The theory, advocates say, fits with the fact that lobster harvesting
has reached record levels in Maine, where the warming of that state's
far colder coast has lifted the temperatures into a range more conducive
to lobster growth.
"What we found was that the concentrations of pesticides in the water
could not have been high enough to be lethal to lobsters," said Sylvain
De Guise, director of Connecticut's Sea Grant program and a lead
researcher on a major 2005 study of the die-off published in the Journal
of Shellfish Research. "Instead, we're probably looking at a combination
He continued: "What you can say is that the western Sound is at the
southernmost range for [coastal] lobsters, and it's very likely that the
impact of warming waters would be seen here first. I'd have to say that
global warming, based on common sense, is the strongest argument."
Fish tales, counter the lobstermen. Even some lobster experts insist the
coincidence of the 1999 catastrophic die-off occurring the same year as
heavy pesticide spraying simply cannot be ignored.
"Look, those waters have been warm before in summers past, real warm,
and nothing like this has ever happened," said Lance Stewart, a lobster
expert at the University of Connecticut. "It's crazy to suggest this is
somehow linked to global warming. It was the pesticides, pure and simple."
Regardless of the reason, the lobster die-off has devastated lives along
the graceful Connecticut shoreline of lighthouses and chowder huts. As
many as 400 lobstermen made a living here in 1998, a time when the
storied industry was worth an estimated $12.1 million a year. Today,
only a few dozen lobstermen are left and the industry's value has
dropped to about $4 million, much of which still goes to middlemen and
retailers, according to state statistics and lobstermen groups.
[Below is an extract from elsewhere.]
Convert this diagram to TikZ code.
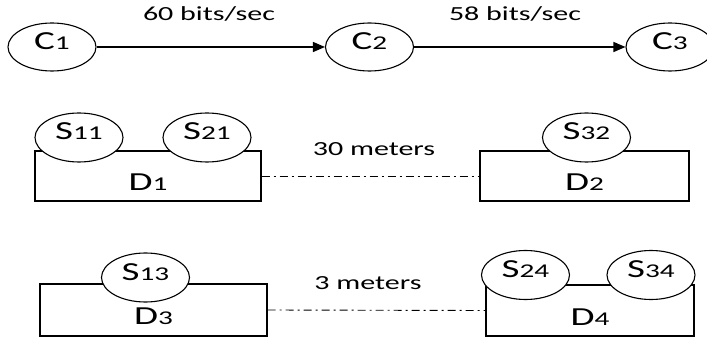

It has torn men with salt in their blood from the sea. Many received
additional compensation through grants from the National Marine
Fisheries Service. But for most, it was not enough to stay afloat.
After a life spent lobstering, Anthony Coviello, 63, had fully
anticipated that he would be close to retiring about now. But when the
bust happened, he and his wife were forced to sell their house, car and
lobster boat. They recently relocated to Naples, Fla. There, he is still
struggling to find work while they try to make ends meet on his wife's
salary from a job with the local school system.
"You know, lobster was our life," he said. "But when they disappeared,
we lost the business, we lost everything. I can't tell you how much I
miss it. Not being out on the water every day. You know, the sun, the
wind. It was a great life."
Lobstermen such as Roger Frate Sr. have fought to survive by becoming
better businessmen. The family used to operate three lobster boats,
whose catch would stock the tanks at their quaint seafood market in
Darien, Conn. These days, they are down to one lobster boat, having
retired one and refitted another for clamming. Their wholesale business
has largely dried up. But he has hired a cook at the market, and is now
focusing on retail sales, buying lobster from Maine to augment the
paltry local catch.
"We just don't know if the lobsters are going to come back," he said. "I
can't even talk about it sometimes. It's hard, very hard."